India’s Historical Commitment and Policy Drift:

  • Bhore Committee (1946): Advocated universal healthcare through a strong public PHC system. It explicitly cautioned against introducing insurance before PHC strengthening.
  • Post-Independence reality: Chronic underfinancing of primary healthcare, weak public provisioning, and growing dependence on private healthcare.
  • National Sample Survey (NSS): Increasing reliance of the poor on expensive private care. Rising household indebtedness due to health expenses.

Health Reforms in India:

  • National Rural Health Mission (NRHM, now NHM): Improved access but systemic gaps persist.
  • Insurance-based interventions:
    • Rashtriya Swasthya Bima Yojana (2008)
    • Ayushman Bharat Pradhan Mantri Jan Arogya Yojana (AB–PMJAY)
  • These institutionalised UHC discourse, but largely retained a hospital-centric

Covid-19 as a Turning Point:

  • Pandemic exposed inequities in insurance coverage, limitations of hospital-focused health systems.
  • Renewed calls globally and in India to move from UHC to Universal Healthcare, address social determinants of health.

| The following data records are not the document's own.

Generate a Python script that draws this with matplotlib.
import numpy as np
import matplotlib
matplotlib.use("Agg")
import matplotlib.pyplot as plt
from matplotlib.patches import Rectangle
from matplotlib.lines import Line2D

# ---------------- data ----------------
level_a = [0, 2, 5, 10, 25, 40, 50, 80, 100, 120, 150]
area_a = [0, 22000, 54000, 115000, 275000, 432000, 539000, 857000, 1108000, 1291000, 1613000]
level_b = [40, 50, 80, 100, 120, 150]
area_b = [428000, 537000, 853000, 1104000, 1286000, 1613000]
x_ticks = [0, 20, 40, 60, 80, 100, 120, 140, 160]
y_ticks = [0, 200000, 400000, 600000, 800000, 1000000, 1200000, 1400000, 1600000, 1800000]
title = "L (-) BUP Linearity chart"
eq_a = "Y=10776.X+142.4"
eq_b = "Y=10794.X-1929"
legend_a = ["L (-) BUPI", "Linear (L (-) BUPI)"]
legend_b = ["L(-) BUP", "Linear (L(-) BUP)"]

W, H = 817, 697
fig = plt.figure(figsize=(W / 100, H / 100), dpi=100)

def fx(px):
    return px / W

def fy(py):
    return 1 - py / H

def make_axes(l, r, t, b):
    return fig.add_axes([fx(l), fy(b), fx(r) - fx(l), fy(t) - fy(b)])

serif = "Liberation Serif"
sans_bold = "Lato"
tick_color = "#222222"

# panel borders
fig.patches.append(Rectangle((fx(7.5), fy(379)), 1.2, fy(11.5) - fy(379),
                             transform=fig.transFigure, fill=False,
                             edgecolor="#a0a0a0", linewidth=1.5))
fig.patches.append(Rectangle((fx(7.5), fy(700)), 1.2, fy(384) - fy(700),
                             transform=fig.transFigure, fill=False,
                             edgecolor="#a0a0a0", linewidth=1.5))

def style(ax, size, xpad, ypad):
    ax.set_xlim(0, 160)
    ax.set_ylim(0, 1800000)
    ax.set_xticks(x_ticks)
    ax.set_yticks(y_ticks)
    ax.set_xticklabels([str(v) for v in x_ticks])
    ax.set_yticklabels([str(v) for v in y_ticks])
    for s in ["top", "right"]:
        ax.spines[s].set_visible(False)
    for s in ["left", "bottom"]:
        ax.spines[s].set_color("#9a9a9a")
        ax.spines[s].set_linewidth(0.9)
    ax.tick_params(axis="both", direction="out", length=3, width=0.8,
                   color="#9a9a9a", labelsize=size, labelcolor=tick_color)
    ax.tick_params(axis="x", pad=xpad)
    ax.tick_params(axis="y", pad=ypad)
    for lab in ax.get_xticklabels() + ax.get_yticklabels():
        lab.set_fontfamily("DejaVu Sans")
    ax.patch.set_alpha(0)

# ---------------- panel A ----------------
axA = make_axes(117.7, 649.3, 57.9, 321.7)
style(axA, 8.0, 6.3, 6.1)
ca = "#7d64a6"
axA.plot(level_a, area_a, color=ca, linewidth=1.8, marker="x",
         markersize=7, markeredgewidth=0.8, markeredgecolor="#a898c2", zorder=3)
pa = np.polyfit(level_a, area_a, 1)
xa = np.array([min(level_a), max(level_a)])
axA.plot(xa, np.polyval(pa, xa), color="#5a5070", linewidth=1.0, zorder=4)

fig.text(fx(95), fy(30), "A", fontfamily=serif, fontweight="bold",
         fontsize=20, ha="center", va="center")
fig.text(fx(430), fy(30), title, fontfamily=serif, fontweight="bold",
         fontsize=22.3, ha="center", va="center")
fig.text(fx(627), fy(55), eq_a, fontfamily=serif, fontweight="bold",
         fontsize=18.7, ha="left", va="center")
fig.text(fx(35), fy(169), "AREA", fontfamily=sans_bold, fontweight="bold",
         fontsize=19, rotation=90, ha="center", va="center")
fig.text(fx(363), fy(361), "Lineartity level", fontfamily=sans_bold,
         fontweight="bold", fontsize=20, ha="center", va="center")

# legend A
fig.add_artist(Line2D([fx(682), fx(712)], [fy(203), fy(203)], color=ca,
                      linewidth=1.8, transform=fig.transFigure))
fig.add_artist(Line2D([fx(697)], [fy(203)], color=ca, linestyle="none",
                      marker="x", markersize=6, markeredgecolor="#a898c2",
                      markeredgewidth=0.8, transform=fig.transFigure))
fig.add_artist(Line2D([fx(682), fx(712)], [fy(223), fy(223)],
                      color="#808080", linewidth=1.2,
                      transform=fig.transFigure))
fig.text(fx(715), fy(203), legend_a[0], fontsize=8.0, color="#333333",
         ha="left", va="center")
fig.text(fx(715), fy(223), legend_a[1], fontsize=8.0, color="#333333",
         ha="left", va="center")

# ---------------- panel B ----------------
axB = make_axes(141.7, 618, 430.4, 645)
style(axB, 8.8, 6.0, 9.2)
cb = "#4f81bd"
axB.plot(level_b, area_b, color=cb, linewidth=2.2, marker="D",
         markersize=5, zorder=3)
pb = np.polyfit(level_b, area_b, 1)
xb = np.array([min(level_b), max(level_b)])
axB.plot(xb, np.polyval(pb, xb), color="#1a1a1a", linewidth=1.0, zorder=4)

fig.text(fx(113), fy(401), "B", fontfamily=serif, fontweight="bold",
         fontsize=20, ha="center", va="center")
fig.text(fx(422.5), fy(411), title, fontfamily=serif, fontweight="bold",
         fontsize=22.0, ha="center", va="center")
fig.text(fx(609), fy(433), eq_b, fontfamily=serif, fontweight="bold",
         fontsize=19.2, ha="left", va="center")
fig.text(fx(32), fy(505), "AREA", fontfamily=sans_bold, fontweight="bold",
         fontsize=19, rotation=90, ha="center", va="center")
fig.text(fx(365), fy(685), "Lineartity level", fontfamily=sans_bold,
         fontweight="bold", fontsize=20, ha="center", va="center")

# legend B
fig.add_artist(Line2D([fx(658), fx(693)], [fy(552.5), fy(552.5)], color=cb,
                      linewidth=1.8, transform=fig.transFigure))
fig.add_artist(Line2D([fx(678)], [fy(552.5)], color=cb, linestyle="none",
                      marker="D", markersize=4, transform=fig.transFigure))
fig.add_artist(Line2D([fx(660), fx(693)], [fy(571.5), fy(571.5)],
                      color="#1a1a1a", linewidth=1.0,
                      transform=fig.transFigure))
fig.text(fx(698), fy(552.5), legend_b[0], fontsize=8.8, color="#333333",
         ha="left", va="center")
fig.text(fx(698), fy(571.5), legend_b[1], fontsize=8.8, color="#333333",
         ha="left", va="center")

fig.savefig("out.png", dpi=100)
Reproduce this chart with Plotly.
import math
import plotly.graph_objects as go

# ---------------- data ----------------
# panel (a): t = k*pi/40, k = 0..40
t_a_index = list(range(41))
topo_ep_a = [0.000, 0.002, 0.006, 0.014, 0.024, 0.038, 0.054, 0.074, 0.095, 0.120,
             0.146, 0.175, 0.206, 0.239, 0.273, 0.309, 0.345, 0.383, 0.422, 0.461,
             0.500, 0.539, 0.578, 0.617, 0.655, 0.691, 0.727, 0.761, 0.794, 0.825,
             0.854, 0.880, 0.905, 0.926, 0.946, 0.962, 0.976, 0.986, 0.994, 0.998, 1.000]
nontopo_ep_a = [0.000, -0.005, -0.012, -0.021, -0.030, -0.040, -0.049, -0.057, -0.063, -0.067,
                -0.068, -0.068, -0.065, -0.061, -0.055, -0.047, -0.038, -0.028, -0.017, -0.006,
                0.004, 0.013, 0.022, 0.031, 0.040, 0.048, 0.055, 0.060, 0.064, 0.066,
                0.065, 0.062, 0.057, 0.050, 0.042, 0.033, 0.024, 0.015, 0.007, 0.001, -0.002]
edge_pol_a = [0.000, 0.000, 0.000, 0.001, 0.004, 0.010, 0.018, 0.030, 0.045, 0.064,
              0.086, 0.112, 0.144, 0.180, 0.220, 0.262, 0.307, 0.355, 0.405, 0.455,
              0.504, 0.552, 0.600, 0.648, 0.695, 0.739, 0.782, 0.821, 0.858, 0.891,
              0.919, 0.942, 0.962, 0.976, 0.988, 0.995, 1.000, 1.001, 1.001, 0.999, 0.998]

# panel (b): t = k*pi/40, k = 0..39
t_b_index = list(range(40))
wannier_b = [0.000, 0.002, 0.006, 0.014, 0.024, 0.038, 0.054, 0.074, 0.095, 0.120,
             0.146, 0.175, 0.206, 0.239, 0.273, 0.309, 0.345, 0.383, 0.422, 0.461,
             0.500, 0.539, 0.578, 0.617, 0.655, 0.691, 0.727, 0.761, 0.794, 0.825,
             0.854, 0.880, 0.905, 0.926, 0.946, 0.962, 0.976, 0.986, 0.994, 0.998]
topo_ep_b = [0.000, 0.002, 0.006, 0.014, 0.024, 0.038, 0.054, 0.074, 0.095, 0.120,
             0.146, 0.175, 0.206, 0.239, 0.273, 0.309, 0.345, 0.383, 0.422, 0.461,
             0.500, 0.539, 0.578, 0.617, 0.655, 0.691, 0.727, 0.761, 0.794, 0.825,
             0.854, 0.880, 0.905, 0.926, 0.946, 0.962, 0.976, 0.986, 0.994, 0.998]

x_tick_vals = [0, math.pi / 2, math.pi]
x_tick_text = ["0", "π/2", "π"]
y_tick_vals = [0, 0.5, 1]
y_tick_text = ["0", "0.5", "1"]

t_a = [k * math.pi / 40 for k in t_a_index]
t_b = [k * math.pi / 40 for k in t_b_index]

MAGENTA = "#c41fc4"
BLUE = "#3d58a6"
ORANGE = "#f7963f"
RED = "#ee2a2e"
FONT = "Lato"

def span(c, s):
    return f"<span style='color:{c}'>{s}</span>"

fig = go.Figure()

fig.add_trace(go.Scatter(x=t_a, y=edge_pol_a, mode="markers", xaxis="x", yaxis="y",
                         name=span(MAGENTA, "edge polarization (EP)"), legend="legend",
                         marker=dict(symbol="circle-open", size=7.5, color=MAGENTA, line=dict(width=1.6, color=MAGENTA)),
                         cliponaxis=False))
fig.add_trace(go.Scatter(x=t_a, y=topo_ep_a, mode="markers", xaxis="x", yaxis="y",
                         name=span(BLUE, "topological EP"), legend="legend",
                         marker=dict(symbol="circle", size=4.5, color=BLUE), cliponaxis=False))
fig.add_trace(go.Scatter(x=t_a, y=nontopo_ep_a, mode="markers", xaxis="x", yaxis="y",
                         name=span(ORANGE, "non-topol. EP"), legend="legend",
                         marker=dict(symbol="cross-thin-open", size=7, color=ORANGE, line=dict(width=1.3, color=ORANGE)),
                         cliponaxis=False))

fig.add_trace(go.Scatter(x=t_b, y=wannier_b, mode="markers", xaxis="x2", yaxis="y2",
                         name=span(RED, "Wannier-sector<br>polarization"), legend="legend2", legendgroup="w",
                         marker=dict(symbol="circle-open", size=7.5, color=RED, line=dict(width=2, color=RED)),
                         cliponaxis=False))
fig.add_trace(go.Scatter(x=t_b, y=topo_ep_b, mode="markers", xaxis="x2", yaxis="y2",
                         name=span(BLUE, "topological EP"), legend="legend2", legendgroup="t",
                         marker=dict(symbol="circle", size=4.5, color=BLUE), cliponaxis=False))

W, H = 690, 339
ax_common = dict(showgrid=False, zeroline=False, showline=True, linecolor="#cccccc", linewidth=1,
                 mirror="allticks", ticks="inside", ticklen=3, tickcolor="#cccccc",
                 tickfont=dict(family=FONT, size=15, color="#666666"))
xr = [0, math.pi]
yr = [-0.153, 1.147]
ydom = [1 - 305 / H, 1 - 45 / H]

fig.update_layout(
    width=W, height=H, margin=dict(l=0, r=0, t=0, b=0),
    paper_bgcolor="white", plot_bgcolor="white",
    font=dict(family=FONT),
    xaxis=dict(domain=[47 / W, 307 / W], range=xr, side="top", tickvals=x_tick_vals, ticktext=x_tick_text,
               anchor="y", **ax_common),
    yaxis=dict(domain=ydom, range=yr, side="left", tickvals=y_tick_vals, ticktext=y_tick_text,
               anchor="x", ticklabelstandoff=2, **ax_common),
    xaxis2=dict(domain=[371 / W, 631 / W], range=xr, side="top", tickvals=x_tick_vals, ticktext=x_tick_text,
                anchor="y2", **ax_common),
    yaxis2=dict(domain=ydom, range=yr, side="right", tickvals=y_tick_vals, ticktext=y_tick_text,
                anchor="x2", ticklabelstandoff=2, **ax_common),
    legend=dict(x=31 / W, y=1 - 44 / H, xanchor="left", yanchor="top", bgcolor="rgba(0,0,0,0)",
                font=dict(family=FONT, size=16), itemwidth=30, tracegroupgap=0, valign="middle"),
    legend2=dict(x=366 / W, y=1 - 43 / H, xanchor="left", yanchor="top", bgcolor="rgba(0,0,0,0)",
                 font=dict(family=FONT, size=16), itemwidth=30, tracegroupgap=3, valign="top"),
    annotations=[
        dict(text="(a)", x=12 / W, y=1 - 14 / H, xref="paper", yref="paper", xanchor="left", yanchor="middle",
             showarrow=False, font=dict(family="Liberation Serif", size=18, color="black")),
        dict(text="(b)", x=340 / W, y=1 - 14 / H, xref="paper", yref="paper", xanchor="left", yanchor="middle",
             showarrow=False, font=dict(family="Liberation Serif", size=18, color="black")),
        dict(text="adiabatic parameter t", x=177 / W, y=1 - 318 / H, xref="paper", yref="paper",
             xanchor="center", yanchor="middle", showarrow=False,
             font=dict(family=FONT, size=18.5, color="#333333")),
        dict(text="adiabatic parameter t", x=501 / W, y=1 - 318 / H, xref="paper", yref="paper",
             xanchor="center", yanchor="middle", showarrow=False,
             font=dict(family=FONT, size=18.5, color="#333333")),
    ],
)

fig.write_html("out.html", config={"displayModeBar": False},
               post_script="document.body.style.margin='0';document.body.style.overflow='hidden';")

Challenges and Way Forward:

  • Overemphasis on financial protection over service provision: Integrate insurance schemes within a robust public health system. Focus on prevention and health promotion, early diagnosis and continuity of care.
  • Weak primary and secondary healthcare infrastructure: Strengthen comprehensive primary healthcare as the first point of care.
  • High out-of-pocket expenditure: Regulate private sector, reorient policy from coverage for illness to care for health. Regulatory reforms focussing on social determinants of health (nutrition, sanitation, housing).
  • Inadequate public health spending: Increase public investment in health (especially PHC).

Conclusion:

  • Universal Health Coverage, when reduced to insurance-based financial protection, risks missing the core objective of health equity.
  • India’s experience — reinforced by global evidence and the Covid-19 pandemic — highlights the urgency of transitioning towards universal healthcare rooted in strong primary care systems.
  • Reclaiming the Alma-Ata vision through sustained public investment is essential to make healthcare truly affordable, accessible, and equitable.